Brown water, clumps of trees and occasional vehicles were moving quickly into low-lying areas of the town, washing away remains of corpses, family mementoes and valuables left under the rubble.

Wang Guiru, 43, whose wife died in the quake alongside his father and mother-in-law, said he had hoped eventually to look for their remains.

"Now I guess we can never go back," he said stoically. "This is fate. We have to learn to face up to realities."

The water level at the Tangjiashan quake lake, formed by China's most devastating earthquake in decades, dropped by nearly eight metres (26 ft) in three hours on Tuesday, Xinhua news agency said.

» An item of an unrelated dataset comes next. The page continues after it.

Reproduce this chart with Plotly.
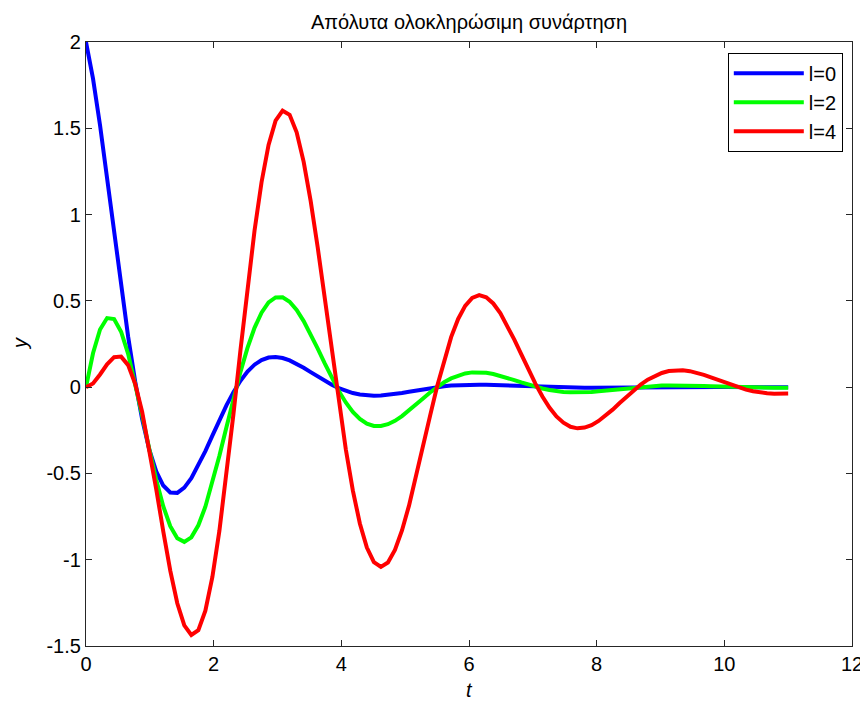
import plotly.graph_objects as go

t = [0.00, 0.11, 0.22, 0.33, 0.44, 0.55, 0.66, 0.77, 0.88, 0.99,
     1.10, 1.21, 1.32, 1.43, 1.54, 1.65, 1.76, 1.87, 1.98, 2.09,
     2.20, 2.31, 2.42, 2.53, 2.64, 2.75, 2.86, 2.97, 3.08, 3.19,
     3.30, 3.41, 3.52, 3.63, 3.74, 3.85, 3.96, 4.07, 4.18, 4.29,
     4.40, 4.51, 4.62, 4.73, 4.84, 4.95, 5.06, 5.17, 5.28, 5.39,
     5.50, 5.61, 5.72, 5.83, 5.94, 6.05, 6.16, 6.27, 6.38, 6.49,
     6.60, 6.71, 6.82, 6.93, 7.04, 7.15, 7.26, 7.37, 7.48, 7.59,
     7.70, 7.81, 7.92, 8.03, 8.14, 8.25, 8.36, 8.47, 8.58, 8.69,
     8.80, 8.91, 9.02, 9.13, 9.24, 9.35, 9.46, 9.57, 9.68, 9.79,
     9.90, 10.01, 10.12, 10.23, 10.34, 10.45, 10.56, 10.67, 10.78, 10.89,
     11.00]

y_l0 = [2.0, 1.7874, 1.5175, 1.2134, 0.8962, 0.5843, 0.2927, 0.0333, -0.1859, -0.3604,
        -0.4882, -0.5702, -0.6102, -0.6125, -0.5823, -0.5276, -0.4548, -0.3706, -0.2806, -0.1904,
        -0.1057, -0.0291, 0.0367, 0.0900, 0.1301, 0.1570, 0.1716, 0.1750, 0.1689, 0.1551,
        0.1356, 0.1123, 0.0870, 0.0614, 0.0367, 0.0141, -0.0056, -0.0218, -0.0343, -0.0429,
        -0.0480, -0.0498, -0.0488, -0.0454, -0.0403, -0.0339, -0.0268, -0.0195, -0.0124, -0.0057,
        0.0001, 0.0050, 0.0089, 0.0116, 0.0134, 0.0141, 0.0140, 0.0133, 0.0119, 0.0102,
        0.0082, 0.0061, 0.0041, 0.0021, 0.0004, -0.0011, -0.0022, -0.0031, -0.0037, -0.0040,
        -0.0040, -0.0038, -0.0035, -0.0030, -0.0025, -0.0019, -0.0013, -0.0008, -0.0003, 0.0002,
        0.0006, 0.0008, 0.0010, 0.0011, 0.0011, 0.0011, 0.0010, 0.0009, 0.0008, 0.0006,
        0.0004, 0.0003, 0.0001, 0.0000, -0.0001, -0.0002, -0.0003, -0.0003, -0.0003, -0.0003,
        -0.0003]

y_l2 = [0.0, 0.1966, 0.3339, 0.4004, 0.3943, 0.3214, 0.1932, 0.0256, -0.1636, -0.3568,
        -0.5370, -0.6899, -0.8055, -0.8759, -0.8967, -0.8705, -0.8004, -0.6930, -0.5556, -0.3979,
        -0.2325, -0.0672, 0.0888, 0.2277, 0.3435, 0.4318, 0.4908, 0.5198, 0.5202, 0.4948,
        0.4475, 0.3829, 0.3062, 0.2229, 0.1373, 0.0543, -0.0220, -0.0885, -0.1432, -0.1841,
        -0.2113, -0.2248, -0.2255, -0.2149, -0.1950, -0.1678, -0.1357, -0.1008, -0.0654, -0.0309,
        0.0006, 0.0281, 0.0507, 0.0678, 0.0793, 0.0855, 0.0865, 0.0831, 0.0760, 0.0661,
        0.0541, 0.0411, 0.0278, 0.0148, 0.0029, -0.0076, -0.0163, -0.0230, -0.0275, -0.0303,
        -0.0310, -0.0300, -0.0278, -0.0244, -0.0204, -0.0158, -0.0110, -0.0064, -0.0021, 0.0017,
        0.0049, 0.0074, 0.0091, 0.0102, 0.0106, 0.0104, 0.0098, 0.0087, 0.0073, 0.0058,
        0.0042, 0.0026, 0.0011, -0.0002, -0.0014, -0.0023, -0.0029, -0.0033, -0.0035, -0.0035,
        -0.0033]

y_l4 = [0.0, 0.0216, 0.0735, 0.1321, 0.1735, 0.1768, 0.1275, 0.0197, -0.1440, -0.3532,
        -0.5907, -0.8348, -1.0633, -1.2525, -1.3809, -1.4363, -1.4087, -1.2959, -1.1001, -0.8316,
        -0.5115, -0.1552, 0.2149, 0.5761, 0.9068, 1.1875, 1.4037, 1.5438, 1.6022, 1.5784,
        1.4768, 1.3057, 1.0778, 0.8091, 0.5135, 0.2091, -0.0871, -0.3602, -0.5986, -0.7898,
        -0.9297, -1.0138, -1.0418, -1.0165, -0.9438, -0.8306, -0.6866, -0.5211, -0.3453, -0.1666,
        0.0033, 0.1576, 0.2900, 0.3953, 0.4710, 0.5173, 0.5328, 0.5210, 0.4849, 0.4290,
        0.3571, 0.2758, 0.1896, 0.1026, 0.0204, -0.0543, -0.1183, -0.1695, -0.2057, -0.2300,
        -0.2387, -0.2343, -0.2202, -0.1959, -0.1661, -0.1304, -0.0920, -0.0542, -0.0180, 0.0148,
        0.0431, 0.0659, 0.0821, 0.0931, 0.0979, 0.0972, 0.0927, 0.0833, 0.0707, 0.0568,
        0.0416, 0.0260, 0.0111, -0.0020, -0.0145, -0.0240, -0.0306, -0.0352, -0.0377, -0.0381,
        -0.0363]

series_names = ["l=0", "l=2", "l=4"]
series_values = [y_l0, y_l2, y_l4]
colors = ["#0000FF", "#00FF00", "#FF0000"]

x_ticks = [0, 2, 4, 6, 8, 10, 12]
y_ticks = [-1.5, -1, -0.5, 0, 0.5, 1, 1.5, 2]
y_tick_text = ["-1.5", "-1", "-0.5", "0", "0.5", "1", "1.5", "2"]

FONT = "Liberation Sans, Arial, Helvetica, sans-serif"

fig = go.Figure()
for name, vals, c in zip(series_names, series_values, colors):
    fig.add_trace(go.Scatter(x=t, y=vals, mode="lines", name=name,
                             line=dict(color=c, width=4)))

axis_common = dict(showgrid=False, zeroline=False, showline=True, mirror="ticks",
                   linecolor="#262626", linewidth=1.3, ticks="inside", ticklen=6,
                   tickcolor="#262626", tickwidth=1, automargin=False,
                   tickfont=dict(family=FONT, size=20, color="black"))

# the page body adds an 8px margin, so the figure is sized to fit the 868x704 window
fig.update_layout(
    width=860, height=696,
    margin=dict(l=78, r=16, t=34, b=58, autoexpand=False),
    paper_bgcolor="white", plot_bgcolor="white",
    title=dict(text="Απόλυτα ολοκληρώσιμη συνάρτηση",
               x=0.5, xref="paper", xanchor="center",
               y=1, yref="paper", yanchor="bottom", pad=dict(b=13),
               font=dict(family=FONT, size=20, color="black")),
    xaxis=dict(range=[0, 12], tickvals=x_ticks, ticktext=[str(v) for v in x_ticks],
               **axis_common),
    yaxis=dict(range=[-1.5, 2], tickvals=y_ticks, ticktext=y_tick_text,
               **axis_common),
    legend=dict(x=0.988, y=0.982, xanchor="right", yanchor="top",
                bgcolor="white", bordercolor="black", borderwidth=1,
                font=dict(family=FONT, size=20, color="black"),
                tracegroupgap=0, itemwidth=70),
    showlegend=True,
)

fig.add_annotation(text="<i>t</i>", x=0.5, xref="paper", y=-0.073, yref="paper",
                   xanchor="center", yanchor="middle", showarrow=False,
                   font=dict(family=FONT, size=20, color="black"))
fig.add_annotation(text="<i>y</i>", x=-0.086, xref="paper", y=0.5, yref="paper",
                   xanchor="center", yanchor="middle", showarrow=False, textangle=-90,
                   font=dict(family=FONT, size=20, color="black"))

fig.write_html("out.html")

The Tangjiashan lake, the largest of the more than 30 created when landslides triggered by the quake blocked the flow of rivers, has so far prompted the evacuation of more than 250,000 residents downstream in case the mud-and-rock dam bursts.

SOLDIERS EVACUATED

Helicopters were evacuating remaining soldiers and experts from the top of the dam, which was no longer safe with cracks appearing as the flow of water accelerated by more than tenfold, Xinhua said, adding some mountains near the lake had started crumbling.

It attributed the abrupt increase in water discharged from the lake to "two massive blasts on Monday evening which broke through the bottleneck" in a sluice opened by soldiers.

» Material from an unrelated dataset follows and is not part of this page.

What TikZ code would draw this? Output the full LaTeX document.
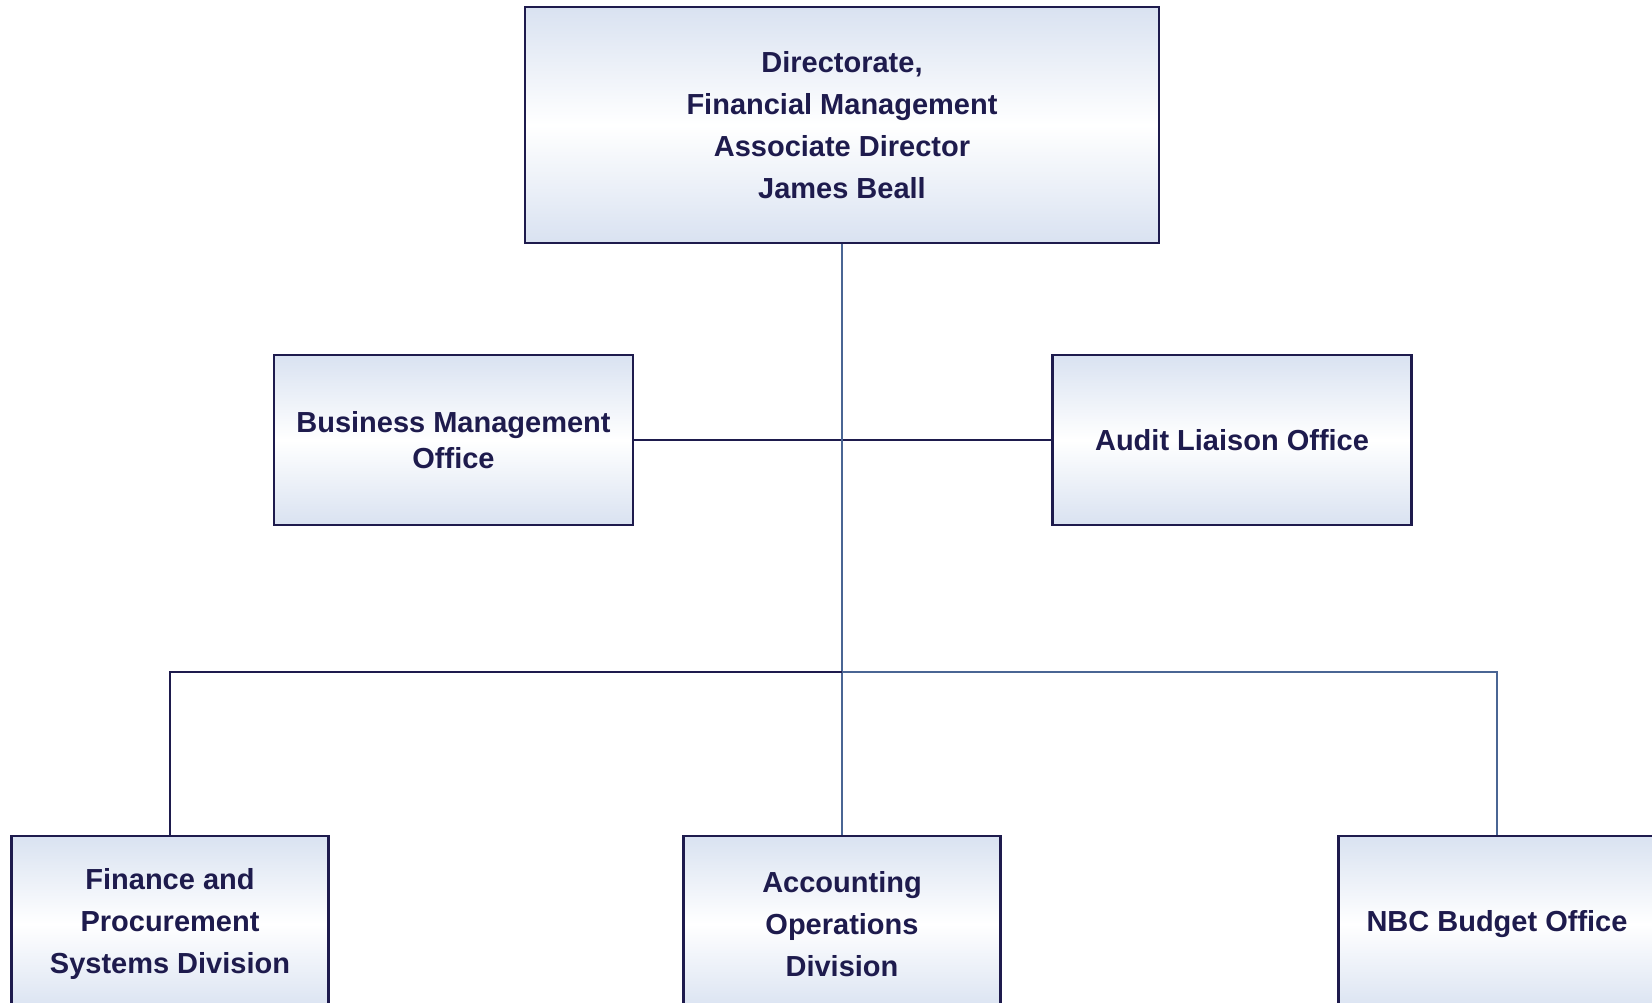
\documentclass[tikz,border=0pt]{standalone}
\usepackage{fontspec}
\setmainfont{Liberation Sans}
\definecolor{navy}{HTML}{1E1B4D}
\definecolor{steel}{HTML}{4A6594}
\definecolor{paleblue}{HTML}{D9E2F1}
\tikzset{
  unit/.style={draw=navy, line width=2.3pt, top color=paleblue, bottom color=paleblue,
    middle color=white, text=navy, align=center, inner sep=0pt,
    font=\bfseries\fontsize{29}{42}\selectfont},
  link/.style={line width=2pt},
}

\begin{document}
\begin{tikzpicture}[x=1pt,y=-1pt]

\useasboundingbox (0,0) rectangle (1652,1003);
\clip (0,0) rectangle (1652,1003);

\node[unit, minimum width=634, minimum height=236] (dir) at (842,125) {Directorate,\\Financial Management\\Associate Director\\James Beall};
\node[unit, minimum width=359, minimum height=170, font=\bfseries\fontsize{29}{36}\selectfont] (bmo) at (453.5,440) {Business Management\\Office};
\node[unit, minimum width=359, minimum height=170] (alo) at (1232,440) {Audit Liaison Office};
\node[unit, minimum width=317, minimum height=176] (fps) at (170,924) {Finance and\\Procurement\\Systems Division};
\node[unit, minimum width=317, minimum height=176] (aod) at (842,924) {Accounting\\Operations\\Division};
\node[unit, minimum width=317, minimum height=176] (nbc) at (1497,924) {NBC Budget Office};

\coordinate (fork) at (842,672);

\draw[link,navy] (bmo.east) -- (alo.west);
\draw[link,steel] (dir.south) -- (aod.north);
\draw[link,navy] (fork) -| (fps.north);
\draw[link,steel] (fork) -| (nbc.north);

\end{tikzpicture}
\end{document}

The torrents had further widened and lowered the sluice, Xinhua said.

"The flow downstream has increased dramatically, but the dam hasn't collapsed," Zhou Hua, spokesman for the lake relief operation, told Reuters. "The channel has widened but this isn't a collapse.

"... So far everything is happening within expectations. As things are, we don't expect to have to evacuate any more."

The waters would reach the densely populated city of Mianyang, which was ready to activate a "red alarm" to evacuate but had advised residents not to panic, Xinhua said.

Mianyang hosts tens of thousands of quake refugees from Beichuan, where more than 15,000 people died in the May 12 tremor. Road blocks kept traffic away from nearby Jiangyou, but it was not clear if the whole town was cut off.

The flow of water would only be "relatively safe" when the water level behind the Tangjiashan dam fell another 15 metres to about 720 metres above sea level, Xinhua quoted experts as saying.

Beichuan was so thoroughly ravaged that authorities sealed it off after the tremor and planned to rebuild it elsewhere.

The flooding brought more heartache to people displaced by the earthquake in which nearly 87,000 people either died or are missing. Many said valuables were now lost for good.

"It began flooding early this morning," said shop assistant Zhu Yunhui, 37, who lost loved ones in the quake and said she had kept many tens of thousands of yuan in her home. "Now we can never go back. This is heartbreaking."